Examination of Witnesses (Questions 890 - 899)

TUESDAY 13 FEBRUARY 2001

MRS GWYN GWYNTOPHER AND MRS MARGARET JOHNSON

Chairman

  890. I suggest to Committee members that we move straight on because time is marching on and I know one or two Committee members may have to depart shortly. Can I give you a very warm welcome. Have I pronounced your name correctly?
  (Mrs Gwyntopher) It is Gwyntopher; it rhymes with Christopher.

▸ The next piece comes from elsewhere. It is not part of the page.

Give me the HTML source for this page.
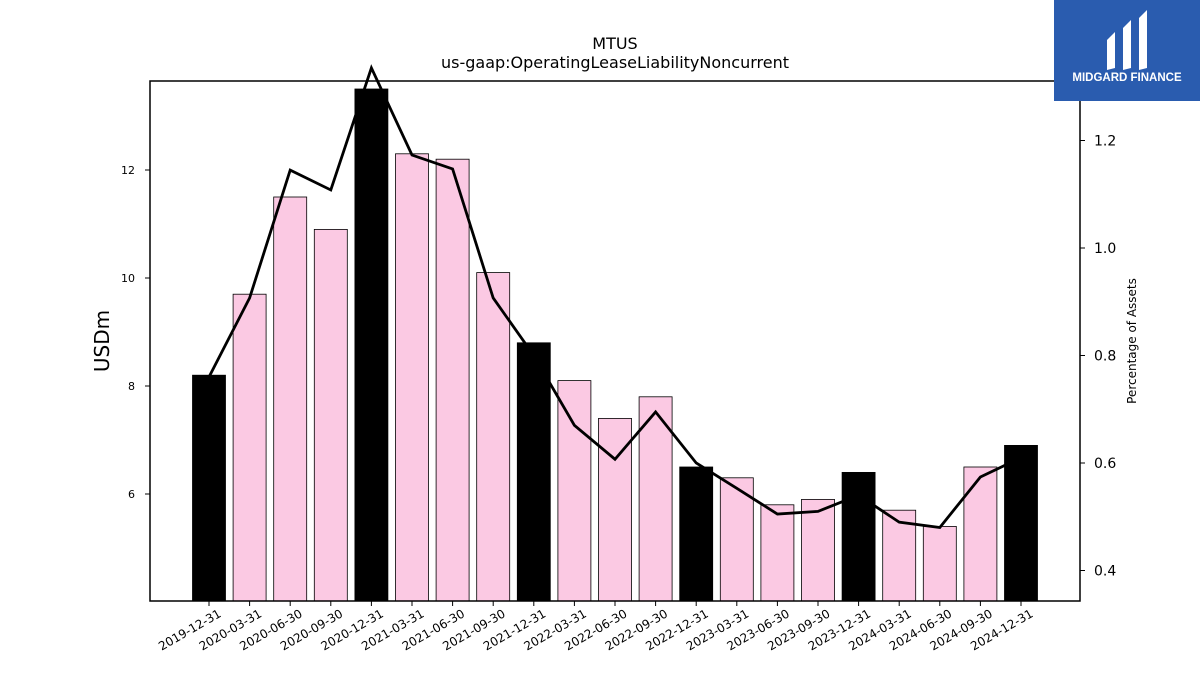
<!DOCTYPE html>
<html><head><meta charset="utf-8"><style>
body{margin:0;background:#fff;font-family:"Liberation Sans","DejaVu Sans",sans-serif}
svg text{font-family:"DejaVu Sans","Liberation Sans",sans-serif}
</style></head><body>
<svg id="c" width="1200" height="675" xmlns="http://www.w3.org/2000/svg">
<text x="615" y="49" text-anchor="middle" font-size="16">MTUS</text>
<text x="615" y="68" text-anchor="middle" font-size="16">us-gaap:OperatingLeaseLiabilityNoncurrent</text>
<g id="bars"></g>
<g id="axes"></g>
<rect x="150" y="81" width="930" height="520" fill="none" stroke="#000" stroke-width="1.5"/>
<text transform="translate(109,341) rotate(-90)" text-anchor="middle" font-size="20">USDm</text>
<text transform="translate(1136,341) rotate(-90)" text-anchor="middle" font-size="12">Percentage of Assets</text>
<g>
<rect x="1054" y="0" width="146" height="101" fill="#2a5caf"/>
<path d="M1107 40 L1115 32 L1115 68 L1107 70 Z" fill="#fff"/>
<path d="M1123 28 L1131 20 L1131 68 L1123 70 Z M1124 42 L1130 48 L1124 52 Z" fill="#fff"/>
<path d="M1139 18 L1147 10 L1147 68 L1139 70 Z" fill="#fff"/>
<text x="1127" y="81" text-anchor="middle" font-size="11.5" font-weight="bold" fill="#fff" style="font-family:'Liberation Sans',sans-serif">MIDGARD FINANCE</text>
</g>
</svg>
<script>
const categories=["2019-12-31","2020-03-31","2020-06-30","2020-09-30","2020-12-31","2021-03-31","2021-06-30","2021-09-30","2021-12-31","2022-03-31","2022-06-30","2022-09-30","2022-12-31","2023-03-31","2023-06-30","2023-09-30","2023-12-31","2024-03-31","2024-06-30","2024-09-30","2024-12-31"];
const barValues=[8.2,9.7,11.5,10.9,13.5,12.3,12.2,10.1,8.8,8.1,7.4,7.8,6.5,6.3,5.8,5.9,6.4,5.7,5.4,6.5,6.9];
const pctValues=[0.76,0.907,1.145,1.108,1.335,1.173,1.147,0.907,0.80,0.736,0.67,0.607,0.695,0.60,0.553,0.505,0.51,0.54,0.49,0.48,0.574,0.61];
pctValues.splice(9,1); // keep 21 points
const leftTicks=[6,8,10,12];
const rightTicks=[0.4,0.6,0.8,1.0,1.2];
const NS="http://www.w3.org/2000/svg";
const yL=v=>494-(v-6)*54;
const yR=v=>248-(v-1.0)*537.5;
const xC=i=>209+i*40.6;
const bars=document.getElementById('bars'),axes=document.getElementById('axes');
function mk(t,a,p){const e=document.createElementNS(NS,t);for(const k in a)e.setAttribute(k,a[k]);p.appendChild(e);return e;}
barValues.forEach((v,i)=>{
 const r=mk('rect',{x:xC(i)-16.5,y:yL(v),width:33,height:601-yL(v),fill:i%4===0?'#000':'#fbc9e3',stroke:'#000','stroke-width':0.8},bars);
 
 
 mk('line',{x1:xC(i),x2:xC(i),y1:601,y2:606,stroke:'#000'},axes);
 const t=mk('text',{transform:`translate(${xC(i)+13},${616}) rotate(-30)`,'text-anchor':'end','font-size':12},axes);
 t.textContent=categories[i];
 
 
});
leftTicks.forEach(v=>{
 mk('line',{x1:145,x2:150,y1:yL(v),y2:yL(v),stroke:'#000'},axes);
 const t=mk('text',{x:135,y:yL(v)+4,'text-anchor':'end','font-size':11},axes);
 t.textContent=v;
 
 
});
rightTicks.forEach(v=>{
 mk('line',{x1:1080,x2:1085,y1:yR(v),y2:yR(v),stroke:'#000'},axes);
 const t=mk('text',{x:1094,y:yR(v)+5,'font-size':14},axes);
 t.textContent=v.toFixed(1);
 
 
});
const pl=mk('polyline',{points:pctValues.map((v,i)=>xC(i)+','+yR(v)).join(' '),fill:'none',stroke:'#000','stroke-width':2.8},document.getElementById('c'));


</script>
</body></html>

  891. Sorry, Mrs Gwyntopher, and Mrs Johnson and I do apologise for the delay. I know, however, that you have been here throughout the sessions so you will appreciate our anxiety to try and ensure that we hear fully from the witnesses that are giving us evidence this morning and on that basis we are very keen indeed to give you full opportunity to make your points of view. We have already had some very useful written evidence from yourself and a number of other organisations who support your point of view. Can I invite you, Mrs Gwyntopher and yourself Mrs Johnson, to make any brief opening remarks before I open it up to the Committee members for questions.
  (Mrs Gwyntopher) I would like to take up something that was arising from the evidence of the previous witnesses in answer to questions put by Mr Watts which I think may be a basic misunderstanding about the legal status of members of the Armed Forces. You made the point, I think, that whether people were arrested by the military police or were arrested by civilian police, they would still have the normal protections afforded by a court of law. That is not true. With members of the Armed Forces who have never committed any criminal offence but have gone absent without leave, they do not have the protections that are allowed to people accused of criminal offences. When an absentee is picked up they can be picked up by either military police or civilian police. Usually it is civilian police because they come to the attention of the civilian police, that is how they get caught, but military police raiding a home on a council estate with dogs when they know somebody is there and is not offering any resistance is done. When someone is picked up by the civilian police the sole duty of the civilian police is to take them, put them in a police cell and immediately contact the military police. There is no process of law involved. They are not normally seen by a duty solicitor because it is not a legal matter, it is not a criminal law matter. When they return to the base they are usually in custody in the guard house until they appear before their commanding officer. The appearance before the commanding officer is the rough equivalent of appearance in a magistrates court. The commanding officer has power to give up to 60 days' detention. There is no entitlement to legal representation, the hearing is not in public and the commanding officer who is taking the place of a magistrate is in a different position. In a civilian court a magistrate who realised that he or she was the landlord or employer of the defendant would disqualify themselves, but in fact the defendant appears before the person, and as the offence is against the regiment the commanding officer also embodies the victim of the offence, so it is very, very different from the checks and balances of neutral assessment and justice that we allow other citizens. I think that is important.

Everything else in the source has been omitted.